Nel caso specifico, un condominio aveva citato in giudizio la società che utilizzava un locale posto al pianterreno dell’edificio condominiale, in virtù di un contratto di leasing, la quale aveva iniziato dei lavori di scavo nel sottosuolo senza chiedere e ottenere l’autorizzazione del condominio stesso.
Sia il giudice di primo grado che quello di secondo grado accoglievano le richieste del condominio, motivando questa decisione in base a quanto stabilito dal regolamento condominiale, espressamente accettato da tutti i condomini, che, all’art. 2, prevedeva che “costituiscono proprietà comune in modo inalienabile e indivisibile a tutti i condomini e devono essere mantenuti efficienti a spese comuni il terreno sul quale sorgono gli edifici, le foro fondazioni, strutture portanti, il cortile”.
Sia il Tribunale che la Corte d’Appello, quindi, concludevano nel senso che il sottosuolo doveva considerarsi come “bene comune”.
La società decide, pertanto, di proporre ricorso per Cassazione, la quale conferma che il sottosuolo dell’edificio condominiale deve ritenersi “bene comune”, dal momento che lo stesso si trova in un rapporto di accessorietà con il condomino stesso.
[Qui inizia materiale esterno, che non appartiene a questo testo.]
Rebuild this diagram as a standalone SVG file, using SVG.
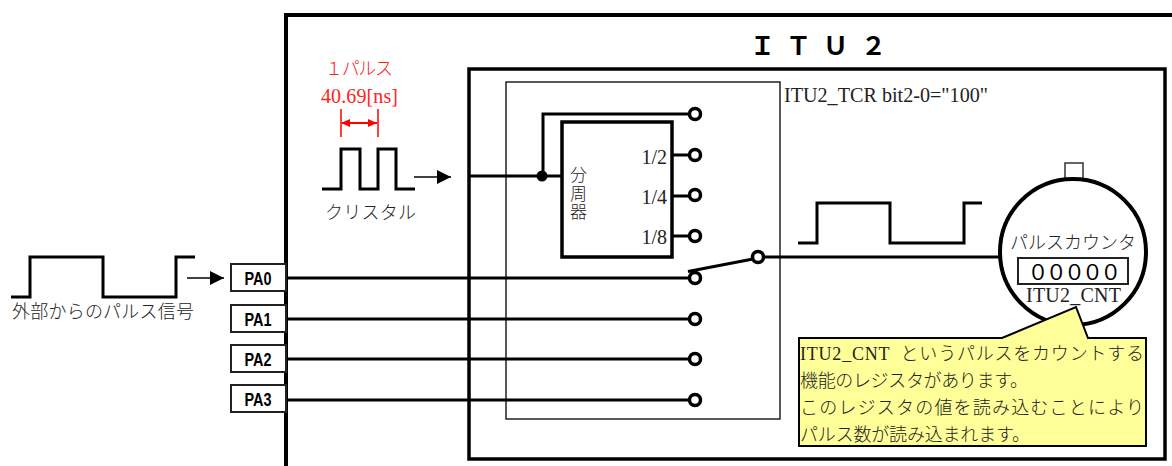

Osserva la Corte, infatti, che, non solo il regolamento condominiale stabilisce che il terreno è di proprietà comune, ma anche lo stesso art. 1117 c.c. ricomprende tra i beni comuni proprio “il suolo su cui sorge l’edificio”.
Precisa la Cassazione, infatti, come questa disposizione dell’art. 1117 c.c. “implica che il sottosuolo, costituito dalla zona esistente in profondità al di sotto dell’area superficiaria che è alla base dell’edificio (…) va considerato di proprietà condominiale in mancanza di un titolo, che ne attribuisca la proprietà esclusiva ad uno dei condomini”.
Di conseguenza, secondo la Corte, deve trovare applicazione il principio già espresso dalla Cassazione in precedenti sentenze, in base al quale “nessun condomino può, senza il consenso degli altri partecipanti alla comunione, procedere all'escavazione in profondità del sottosuolo per ricavarne nuovi locali o per ingrandire quelli preesistenti, in quanto, attraendo la cosa comune nell'orbita della sua disponibilità esclusiva, verrebbe a ledere il diritto di proprietà degli altri partecipanti su una parte comune dell'edificio, privandoli dell'uso e del godimento ad essa pertinenti (Cass. civ., 13.07.2011, n. 15383; Cass. civ., 2.03.2010, n. 4965; Cass. civ., 24.10.2006, n. 22835; Cass. civ., 27.07.2006, n. 17141; Cass. civ., 9.03.2006, n. 5085; Cass. civ., 28.04.2004, n. 8119; Cass. civ., 18.03.1996, n. 2295; Cass. civ., 23.12.1994, n. 11138; Cass. civ., 11.11.1986, n. 6587)”.
Infatti, se il condomino, senza il consenso degli altri, procede ad effettuare dei lavori di scavo nel sottosuolo condominiale, finirebbe con “l’attrarre la cosa comune nell’ambito della disponibilità esclusiva” del condomino stesso, come se il medesimo ne avesse acquistato la proprietà esclusiva.